Yes, an executor can usually accept an offer and start the conveyancing process. Just be clear that exchange and completion are dependent on the grant being issued.
Can You Exchange Contracts Before Probate Is Granted?
In most probate sales, exchanging before the grant is risky and often not possible in practice. If it’s considered at all, it should only be done with clear contractual protections drafted by your solicitor.
How Long Does Probate Take In The UK?
Timescales vary and can change, depending on the estate and HMCTS processing. Straightforward cases can still take weeks or months, so plan for delay rather than hoping for a quick turnaround.
Do You Need Probate If The Property Was Owned Jointly?
Not always.
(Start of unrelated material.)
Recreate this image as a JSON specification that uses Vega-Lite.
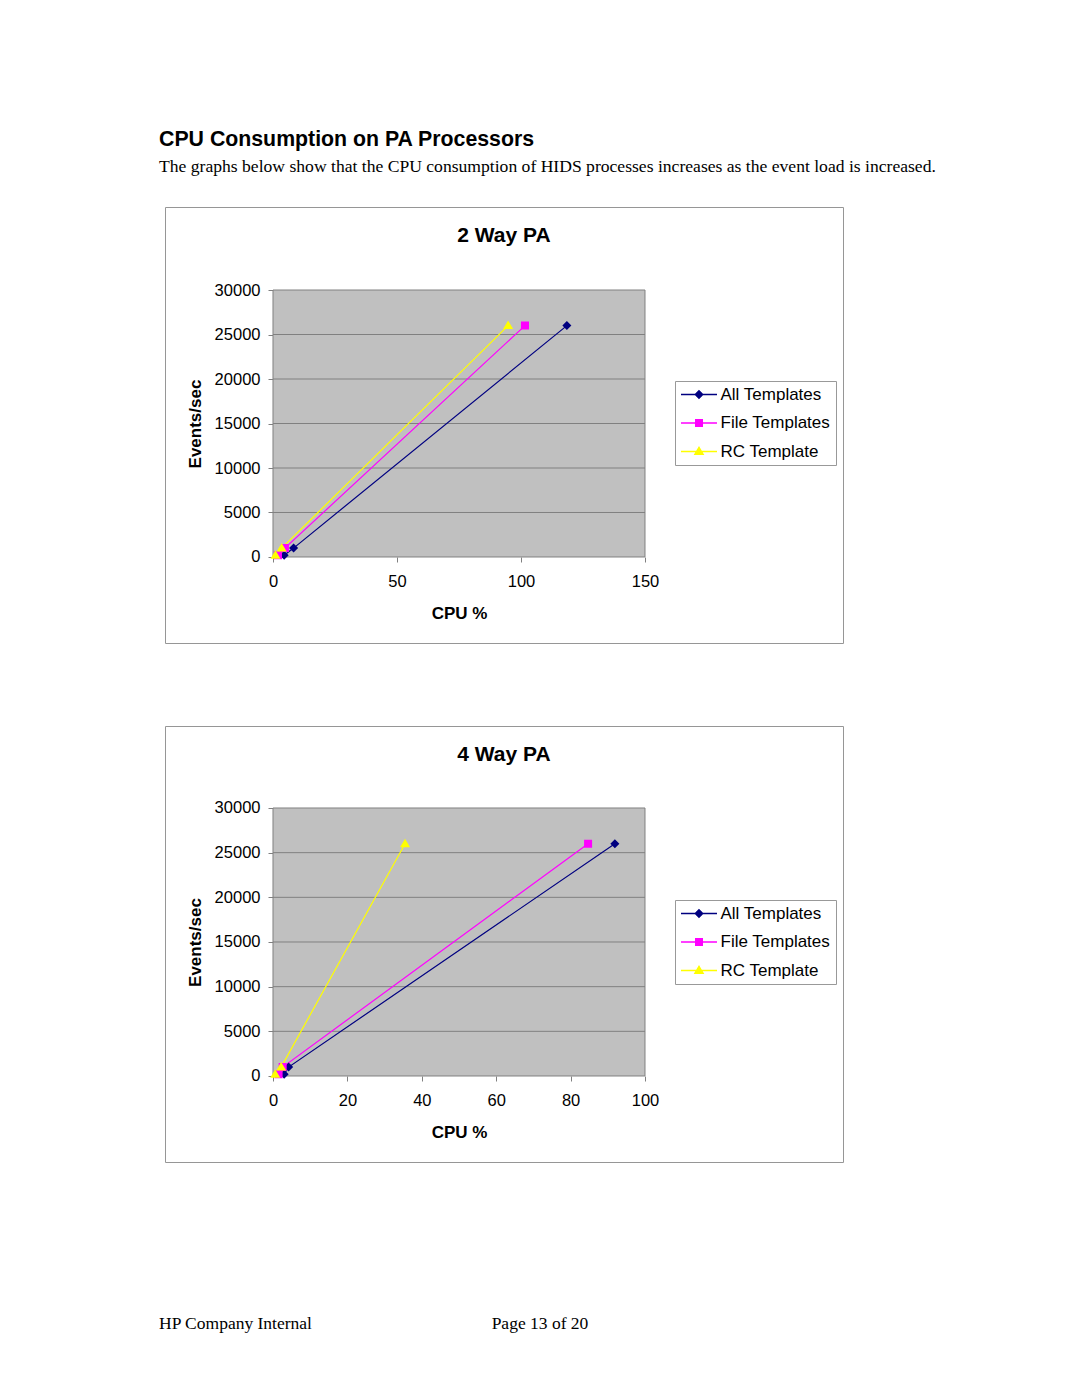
{
  "$schema": "https://vega.github.io/schema/vega-lite/v6.json",
  "background": "white",
  "padding": {"left": 159, "top": 129, "right": 0, "bottom": 0},
  "title": {
    "text": "CPU Consumption on PA Processors",
    "subtitle": "The graphs below show that the CPU consumption of HIDS processes increases as the event load is increased.",
    "anchor": "start",
    "offset": 31,
    "font": "Liberation Sans",
    "fontSize": 21.3,
    "fontWeight": "bold",
    "color": "black",
    "subtitleFont": "Liberation Serif",
    "subtitleFontSize": 17.6,
    "subtitleColor": "black",
    "subtitlePadding": 7.2
  },
  "datasets": {
    "twoway": [
      {"series": "All Templates", "cpu": 4.5, "events": 200},
      {"series": "All Templates", "cpu": 8.3, "events": 1000},
      {"series": "All Templates", "cpu": 118.5, "events": 26000},
      {"series": "File Templates", "cpu": 2.0, "events": 200},
      {"series": "File Templates", "cpu": 4.8, "events": 1000},
      {"series": "File Templates", "cpu": 101.6, "events": 26000},
      {"series": "RC Template", "cpu": 1.0, "events": 200},
      {"series": "RC Template", "cpu": 3.5, "events": 1000},
      {"series": "RC Template", "cpu": 94.8, "events": 26000}
    ],
    "fourway": [
      {"series": "All Templates", "cpu": 3.0, "events": 200},
      {"series": "All Templates", "cpu": 4.2, "events": 1000},
      {"series": "All Templates", "cpu": 91.9, "events": 26000},
      {"series": "File Templates", "cpu": 1.5, "events": 200},
      {"series": "File Templates", "cpu": 2.6, "events": 1000},
      {"series": "File Templates", "cpu": 84.7, "events": 26000},
      {"series": "RC Template", "cpu": 0.6, "events": 200},
      {"series": "RC Template", "cpu": 2.2, "events": 1000},
      {"series": "RC Template", "cpu": 35.5, "events": 26000}
    ],
    "grid": [
      {"g": 5000}, {"g": 10000}, {"g": 15000}, {"g": 20000}, {"g": 25000}
    ]
  },
  "spacing": 83,
  "bounds": "flush",
  "resolve": {"scale": {"color": "independent", "shape": "independent", "stroke": "independent"}},
  "vconcat": [
    {
      "width": 678,
      "height": 436,
      "view": {"stroke": "#969696", "strokeWidth": 1, "fill": "white"},
      "title": {"text": "2 Way PA", "font": "Liberation Sans", "fontSize": 21, "fontWeight": "bold", "color": "black", "offset": -39, "anchor": "middle"},
      "layer": [
        {
          "data": {"values": [{}]},
          "mark": {"type": "rect", "fill": "#C0C0C0", "stroke": "#808080", "strokeWidth": 1},
          "encoding": {
            "x": {"datum": 0, "type": "quantitative", "scale": {"domain": [-43.548, 229.839], "nice": false, "zero": false}},
            "x2": {"datum": 150},
            "y": {"datum": 0, "type": "quantitative", "scale": {"domain": [-9663, 39326], "nice": false, "zero": false}},
            "y2": {"datum": 30000}
          }
        },
        {
          "data": {"name": "grid"},
          "mark": {"type": "rule", "color": "#808080", "strokeWidth": 1},
          "encoding": {
            "x": {"datum": 0, "type": "quantitative"},
            "x2": {"datum": 150},
            "y": {"field": "g", "type": "quantitative"}
          }
        },
        {
          "data": {"name": "twoway"},
          "mark": {"type": "line", "strokeWidth": 1.2},
          "encoding": {
            "x": {"field": "cpu", "type": "quantitative", "scale": {"domain": [-43.548, 229.839], "nice": false, "zero": false},
              "axis": {"values": [0, 50, 100, 150], "format": "d", "offset": -86, "domain": false, "grid": false, "ticks": true, "tickSize": 5, "tickColor": "#808080", "tickWidth": 1, "labelFont": "Liberation Sans", "labelFontSize": 16.5, "labelColor": "black", "labelPadding": 11, "labelFlush": false, "title": "CPU %", "titleFont": "Liberation Sans", "titleFontSize": 17, "titleFontWeight": "bold", "titleColor": "black", "titleX": 294, "titlePadding": 16}},
            "y": {"field": "events", "type": "quantitative", "scale": {"domain": [-9663, 39326], "nice": false, "zero": false},
              "axis": {"values": [0, 5000, 10000, 15000, 20000, 25000, 30000], "format": "d", "offset": -108, "domain": false, "grid": false, "ticks": true, "tickSize": 5, "tickColor": "#808080", "tickWidth": 1, "labelFont": "Liberation Sans", "labelFontSize": 16.5, "labelColor": "black", "labelPadding": 8, "title": "Events/sec", "titleFont": "Liberation Sans", "titleFontSize": 17, "titleFontWeight": "bold", "titleColor": "black", "titleY": 216.5, "titlePadding": 10}},
            "stroke": {"field": "series", "type": "nominal", "scale": {"domain": ["All Templates", "File Templates", "RC Template"], "range": ["#000080", "#FF00FF", "#FFFF00"]},
              "legend": {"title": null, "orient": "none", "legendX": 510, "legendY": 174, "direction": "vertical", "padding": 5, "strokeColor": "#999999", "fillColor": "white", "labelFont": "Liberation Sans", "labelFontSize": 17, "labelColor": "black", "labelOffset": 13, "symbolOffset": 10.5, "symbolSize": 196, "symbolStrokeWidth": 1.3, "rowPadding": 10.5, "labelLimit": 0}}
          }
        },
        {
          "data": {"name": "twoway"},
          "mark": {"type": "point", "filled": true, "opacity": 1, "size": 280},
          "encoding": {
            "x": {"field": "cpu", "type": "quantitative"},
            "y": {"field": "events", "type": "quantitative"},
            "color": {"field": "series", "type": "nominal", "scale": {"domain": ["All Templates", "File Templates", "RC Template"], "range": ["#000080", "#FF00FF", "#FFFF00"]},
              "legend": {"title": null, "orient": "none", "legendX": 510, "legendY": 174, "direction": "vertical", "padding": 5, "strokeColor": "#999999", "fillColor": "white", "labelFont": "Liberation Sans", "labelFontSize": 17, "labelColor": "black", "labelOffset": 13, "symbolOffset": 10.5, "symbolSize": 196, "symbolStrokeWidth": 1.3, "rowPadding": 10.5, "labelLimit": 0}},
            "shape": {"field": "series", "type": "nominal", "scale": {"domain": ["All Templates", "File Templates", "RC Template"], "range": ["M-2.571,0H2.571M-0.54,0L0,-0.54L0.54,0L0,0.54Z", "M-2.571,0H2.571M-0.48,-0.48H0.48V0.48H-0.48Z", "M-2.571,0H2.571M-0.6,0.42L0,-0.6L0.6,0.42Z"]},
              "legend": {"title": null, "orient": "none", "legendX": 510, "legendY": 174, "direction": "vertical", "padding": 5, "strokeColor": "#999999", "fillColor": "white", "labelFont": "Liberation Sans", "labelFontSize": 17, "labelColor": "black", "labelOffset": 13, "symbolOffset": 10.5, "symbolSize": 196, "symbolStrokeWidth": 1.3, "rowPadding": 10.5, "labelLimit": 0}}
          }
        }
      ]
    },
    {
      "width": 678,
      "height": 436,
      "view": {"stroke": "#969696", "strokeWidth": 1, "fill": "white"},
      "title": {"text": "4 Way PA", "font": "Liberation Sans", "fontSize": 21, "fontWeight": "bold", "color": "black", "offset": -39, "anchor": "middle"},
      "layer": [
        {
          "data": {"values": [{}]},
          "mark": {"type": "rect", "fill": "#C0C0C0", "stroke": "#808080", "strokeWidth": 1},
          "encoding": {
            "x": {"datum": 0, "type": "quantitative", "scale": {"domain": [-29.032, 153.226], "nice": false, "zero": false}},
            "x2": {"datum": 100},
            "y": {"datum": 0, "type": "quantitative", "scale": {"domain": [-9627, 39179], "nice": false, "zero": false}},
            "y2": {"datum": 30000}
          }
        },
        {
          "data": {"name": "grid"},
          "mark": {"type": "rule", "color": "#808080", "strokeWidth": 1},
          "encoding": {
            "x": {"datum": 0, "type": "quantitative"},
            "x2": {"datum": 100},
            "y": {"field": "g", "type": "quantitative"}
          }
        },
        {
          "data": {"name": "fourway"},
          "mark": {"type": "line", "strokeWidth": 1.2},
          "encoding": {
            "x": {"field": "cpu", "type": "quantitative", "scale": {"domain": [-29.032, 153.226], "nice": false, "zero": false},
              "axis": {"values": [0, 20, 40, 60, 80, 100], "format": "d", "offset": -86, "domain": false, "grid": false, "ticks": true, "tickSize": 5, "tickColor": "#808080", "tickWidth": 1, "labelFont": "Liberation Sans", "labelFontSize": 16.5, "labelColor": "black", "labelPadding": 11, "labelFlush": false, "title": "CPU %", "titleFont": "Liberation Sans", "titleFontSize": 17, "titleFontWeight": "bold", "titleColor": "black", "titleX": 294, "titlePadding": 16}},
            "y": {"field": "events", "type": "quantitative", "scale": {"domain": [-9627, 39179], "nice": false, "zero": false},
              "axis": {"values": [0, 5000, 10000, 15000, 20000, 25000, 30000], "format": "d", "offset": -108, "domain": false, "grid": false, "ticks": true, "tickSize": 5, "tickColor": "#808080", "tickWidth": 1, "labelFont": "Liberation Sans", "labelFontSize": 16.5, "labelColor": "black", "labelPadding": 8, "title": "Events/sec", "titleFont": "Liberation Sans", "titleFontSize": 17, "titleFontWeight": "bold", "titleColor": "black", "titleY": 216, "titlePadding": 10}},
            "stroke": {"field": "series", "type": "nominal", "scale": {"domain": ["All Templates", "File Templates", "RC Template"], "range": ["#000080", "#FF00FF", "#FFFF00"]},
              "legend": {"title": null, "orient": "none", "legendX": 510, "legendY": 174, "direction": "vertical", "padding": 5, "strokeColor": "#999999", "fillColor": "white", "labelFont": "Liberation Sans", "labelFontSize": 17, "labelColor": "black", "labelOffset": 13, "symbolOffset": 10.5, "symbolSize": 196, "symbolStrokeWidth": 1.3, "rowPadding": 10.5, "labelLimit": 0}}
          }
        },
        {
          "data": {"name": "fourway"},
          "mark": {"type": "point", "filled": true, "opacity": 1, "size": 280},
          "encoding": {
            "x": {"field": "cpu", "type": "quantitative"},
            "y": {"field": "events", "type": "quantitative"},
            "color": {"field": "series", "type": "nominal", "scale": {"domain": ["All Templates", "File Templates", "RC Template"], "range": ["#000080", "#FF00FF", "#FFFF00"]},
              "legend": {"title": null, "orient": "none", "legendX": 510, "legendY": 174, "direction": "vertical", "padding": 5, "strokeColor": "#999999", "fillColor": "white", "labelFont": "Liberation Sans", "labelFontSize": 17, "labelColor": "black", "labelOffset": 13, "symbolOffset": 10.5, "symbolSize": 196, "symbolStrokeWidth": 1.3, "rowPadding": 10.5, "labelLimit": 0}},
            "shape": {"field": "series", "type": "nominal", "scale": {"domain": ["All Templates", "File Templates", "RC Template"], "range": ["M-2.571,0H2.571M-0.54,0L0,-0.54L0.54,0L0,0.54Z", "M-2.571,0H2.571M-0.48,-0.48H0.48V0.48H-0.48Z", "M-2.571,0H2.571M-0.6,0.42L0,-0.6L0.6,0.42Z"]},
              "legend": {"title": null, "orient": "none", "legendX": 510, "legendY": 174, "direction": "vertical", "padding": 5, "strokeColor": "#999999", "fillColor": "white", "labelFont": "Liberation Sans", "labelFontSize": 17, "labelColor": "black", "labelOffset": 13, "symbolOffset": 10.5, "symbolSize": 196, "symbolStrokeWidth": 1.3, "rowPadding": 10.5, "labelLimit": 0}}
          }
        }
      ]
    },
    {
      "width": 375,
      "height": 150,
      "view": {"stroke": null},
      "data": {"values": [{"label": "HP Company Internal"}, {"label": "Page 13 of 20"}]},
      "layer": [
        {
          "transform": [{"filter": "datum.label === 'HP Company Internal'"}],
          "mark": {"type": "text", "align": "left", "baseline": "alphabetic", "dx": -6, "dy": 9, "font": "Liberation Serif", "fontSize": 17.5, "color": "black"},
          "encoding": {
            "x": {"field": "label", "type": "nominal", "scale": {"type": "point", "padding": 0, "domain": ["HP Company Internal", "Page 13 of 20"]}, "axis": null},
            "text": {"field": "label"}
          }
        },
        {
          "transform": [{"filter": "datum.label === 'Page 13 of 20'"}],
          "mark": {"type": "text", "align": "center", "baseline": "alphabetic", "dy": 9, "font": "Liberation Serif", "fontSize": 17.5, "color": "black"},
          "encoding": {
            "x": {"field": "label", "type": "nominal", "scale": {"type": "point", "padding": 0, "domain": ["HP Company Internal", "Page 13 of 20"]}, "axis": null},
            "text": {"field": "label"}
          }
        }
      ]
    }
  ]
}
If the property was held as joint tenants, it usually passes to the survivor, who can often sell without probate for that property, although other assets may still require it.
Information Only Disclaimer
This article is for general information only and isn’t legal or tax advice. Probate and property sales can vary by title, ownership and estate circumstances, so take advice from a qualified solicitor on your specific case.